Imo, What most of the people that are not directly working in this space get wrong is assuming swes are going to be hit the hardest: There are some efficiency gains to be won here, but a full replace is not viable outside of AGI scenarios. I would actually bet on a demand increase (even if the job might change fundamentally). Custom domain made software is cheaper as it has ever been and there is a gigantic untapped market here.
Low complexity to medium complexity white colar jobs are done for in the next decade through. This is what is happening right now in finance: if models stopped improving now, the technology at this point is already good enough to lower operational costs to the point where some part of the workforce is redundant.
> Right now most corporations do not have their data organized and structured well enough for this to be possible, but there is a lot of heat and money in this space.
I think you misunderstand what I'm saying. I'm not really referring to data systems at all, I'm referring to context on what problems are actually being solved by a business. LLMs very clearly do not model outcomes that don't have well-defined textual representations.
I'm not sure that I agree with white collar jobs being done for, not every process has as little consequence to getting it wrong as (most) software does.
> I think you misunderstand what I'm saying. I'm not really referring to data systems at all, I'm referring to context on what problems are actually being solved by a business. LLMs very clearly do not model outcomes that don't have well-defined textual representations.
Yeah i misunderstood your point, i completely agree with what you are saying.
I honestly do not believe that strategy, decision making and other real life context dependent are going to be replaceable soon (and if it does, its something other than llms).
> I'm not sure that I agree with white collar jobs being done for, not every process has as little consequence to getting it wrong as (most) software does.
Maybe im too biased due to working in a particularly inefficient domain, but you would be surprised how much work can be automated in your average back office.
Much of the operational work is following set process and anything out of that is going to up the governance chain for approval from some decision maker.
LLM based solutions actually makes less errors than humans and adhere to the process better in many scenarios, requiring just an ok/deny from some human supervisor.
By delegating just the decision process to the operator, you need way less actual humans doing the job. Since operations workload is usually a function of other areas, efficiency gains result in layoffs.
> Maybe im too biased due to working in a particularly inefficient domain, but you would be surprised how much work can be automated in your average back office.
> Much of the operational work is following set process and anything out of that is going to up the governance chain for approval from some decision maker.
Oh that's very interesting! Thank you for the insights!
> Trust me, this is a work in progress. Right now most corporations do not have their data organized and structured well enough for this to be possible, but there is a lot of heat and money in this space.
This is exactly what people were saying a decade ago when everyone wanted data scientists, and I bet it's been said many times before in many different contexts.
Most corporations still haven't organised and structured their data well enough, despite oceans of money being poured into it.

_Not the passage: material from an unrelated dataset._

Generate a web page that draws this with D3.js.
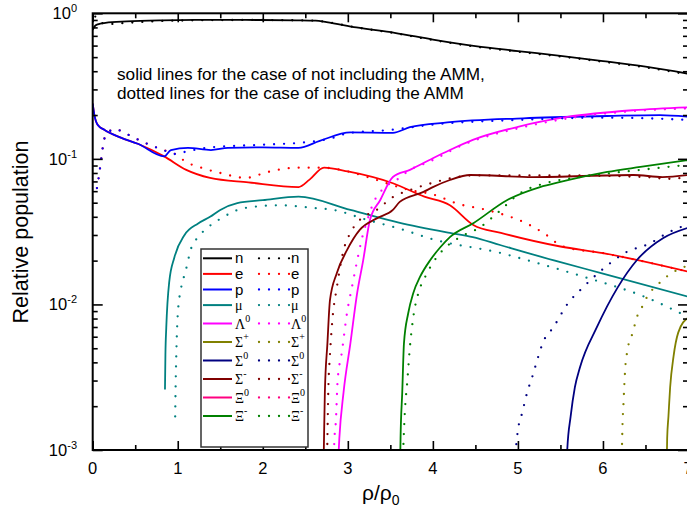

> will shrink the optimal team size, but I don't expect the jobs to actually go away
If they've shrunk the team size, that means some jobs (in terms of people working on a problem) will have gone away. The question is, will it then make it cheap enough to work on more problems that are ignored today, or are we already at peak problem set for that kind of work?
Spreadsheets and accounting software made it possible to have fewer people do the same amount of work but it ended up increasing the demand of accountants overall. Will the same kind of thing happen with LLM-assisted workloads, assuming they pan out as much as people think?